I'd think a small nuke would have less of an effective radius in space than the ~10km wide wedge of the 23E. It's probably not worth shoehorning in a nuke for opportunistic end of run attacks unless it's got at least a 100 km standoff range - and that's way more powerful than any modern day nuke.
As for ramming decoys, that would seem to depend on two things. How soon the 23E can identified the decoy's position and how soon it was willing to cut guidance to its attack brood and alter vector towards the decoy.
If the decoys are playing enough games that the 23E can't figure out where they are it's going to have a very hard time hitting one
Even if it identified one late it may not have enough time to alter it's vector to intercept before it's base velocity carries it past. However if it
can identify a decoy soon enough it then likely has to decide if it's worth cutting the attack missiles loose a bit sooner than optimal so it can maneuver to intercept, or whether it makes sense to ignore the chance to take out a decoy in order to fully maximize the chances of its attack missiles hitting the target ship.
(Since it may need more than 2 seconds of maneuvering in order to alter course to intercept)Still it's worth having programming in the 23E to think about possible ramming attacks even if it's set to completely prioritize controlling the attack missiles; because every once in a while a 23E will end up on exactly the right trajectory to ram a decoy or the target ship even if it starts manouvering only after its attack missiles' laserheads go off.
Thanks Jonathan. Let's keep it between you and I that I suggested the use of a nuke instead of the enormous wedge. I'll deny it, under oath. LOL
But your post does stir other questions in the case of the decoys tractored outside the wedge, 1. Are they still receiving beamed power? 2. What is the effective radius of the tractors?
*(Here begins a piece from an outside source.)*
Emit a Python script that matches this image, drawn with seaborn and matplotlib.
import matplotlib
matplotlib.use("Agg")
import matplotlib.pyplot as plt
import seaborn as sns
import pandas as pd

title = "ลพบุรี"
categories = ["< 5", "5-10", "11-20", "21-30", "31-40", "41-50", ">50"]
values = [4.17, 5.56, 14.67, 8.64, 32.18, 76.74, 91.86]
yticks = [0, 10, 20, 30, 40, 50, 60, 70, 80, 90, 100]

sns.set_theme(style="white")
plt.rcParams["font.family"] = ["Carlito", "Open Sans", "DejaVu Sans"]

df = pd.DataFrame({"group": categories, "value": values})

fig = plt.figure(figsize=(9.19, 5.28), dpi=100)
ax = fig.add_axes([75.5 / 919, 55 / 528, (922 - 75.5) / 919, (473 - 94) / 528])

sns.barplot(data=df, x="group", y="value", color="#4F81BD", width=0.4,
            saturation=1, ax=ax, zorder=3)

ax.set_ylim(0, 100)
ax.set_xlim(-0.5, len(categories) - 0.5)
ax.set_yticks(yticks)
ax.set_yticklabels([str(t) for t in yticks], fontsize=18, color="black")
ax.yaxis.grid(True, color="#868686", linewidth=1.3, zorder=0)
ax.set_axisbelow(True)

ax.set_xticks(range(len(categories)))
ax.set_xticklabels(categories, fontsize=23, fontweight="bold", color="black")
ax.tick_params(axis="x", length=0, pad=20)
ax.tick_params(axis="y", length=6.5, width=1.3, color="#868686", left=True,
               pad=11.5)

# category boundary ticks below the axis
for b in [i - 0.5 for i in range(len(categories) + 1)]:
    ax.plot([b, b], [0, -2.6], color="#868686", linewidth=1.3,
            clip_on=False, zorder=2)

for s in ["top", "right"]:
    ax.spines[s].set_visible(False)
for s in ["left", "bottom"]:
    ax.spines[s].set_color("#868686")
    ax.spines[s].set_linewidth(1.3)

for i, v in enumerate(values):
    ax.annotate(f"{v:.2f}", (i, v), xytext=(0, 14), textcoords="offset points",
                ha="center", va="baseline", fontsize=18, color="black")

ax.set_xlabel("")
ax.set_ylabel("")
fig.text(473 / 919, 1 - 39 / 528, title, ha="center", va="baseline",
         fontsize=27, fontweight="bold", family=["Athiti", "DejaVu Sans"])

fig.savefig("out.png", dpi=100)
Isn't it much less than the effective radius of the warheads? IOW, isn't it possible to target the decoys with MK 23 warheads that should also cause
some damage to the ship? Two birds with one stone? Or, in this case, two stones with one bird?
Are the tractors themselves targetable? Which may be a much more logical target. Unless there are many more tractors than decoys. I was under the impression that the Apollo system is good enough that it ignores enemy ECM like it isn't even there. Surely fifteen hundred 23-Es in Henke's missile storm's network could localize decoys, many probably passing thru beamed power. Akin to being able to detect the position of system communication platforms if you happen to pass thru the laser's beam.
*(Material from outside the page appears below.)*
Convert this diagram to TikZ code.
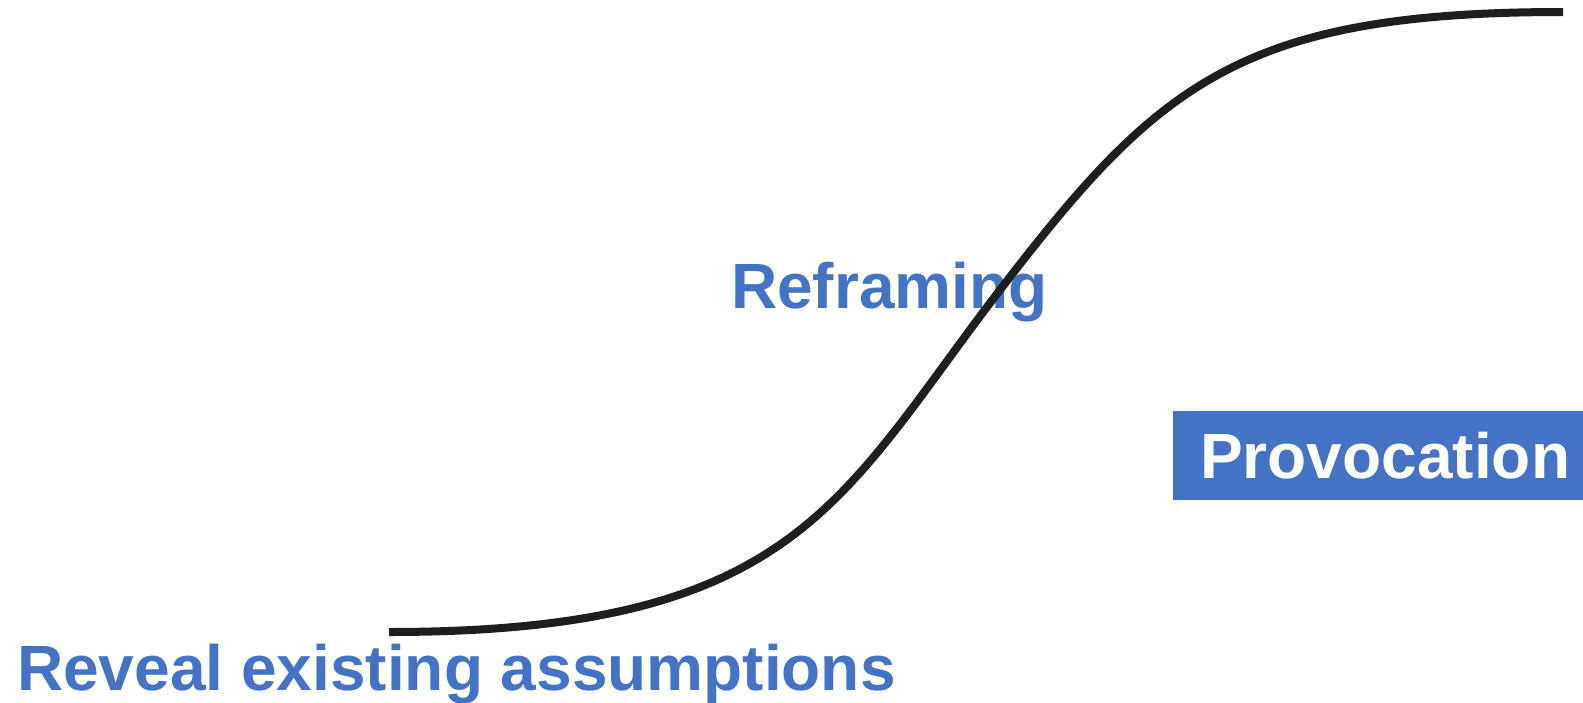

Weird Harold wrote:A mk23e ha about one-gazilliong of a second to change from brood guidance to Kamakaze. If there isn't already something in the way, you aren't going to ram anything.
Understood Harold. I've been operating under assumptions. First, the 23-E's job is to direct the brood to the target whose position is constantly changing across the vast distance of space from the launching ship. Once the 23-E gets its brood as close as moments before initiating its attack run, the brood should be able to handle things on its own with its onboard brain.
>Just get me to the parking lot and I can find the bus< Says the little missile that could.
No? Remember, the 23-E has not executed, used, any attack maneuvers of its own, and decoys should be relatively close to the ship, being tractored and receiving beamed power. No?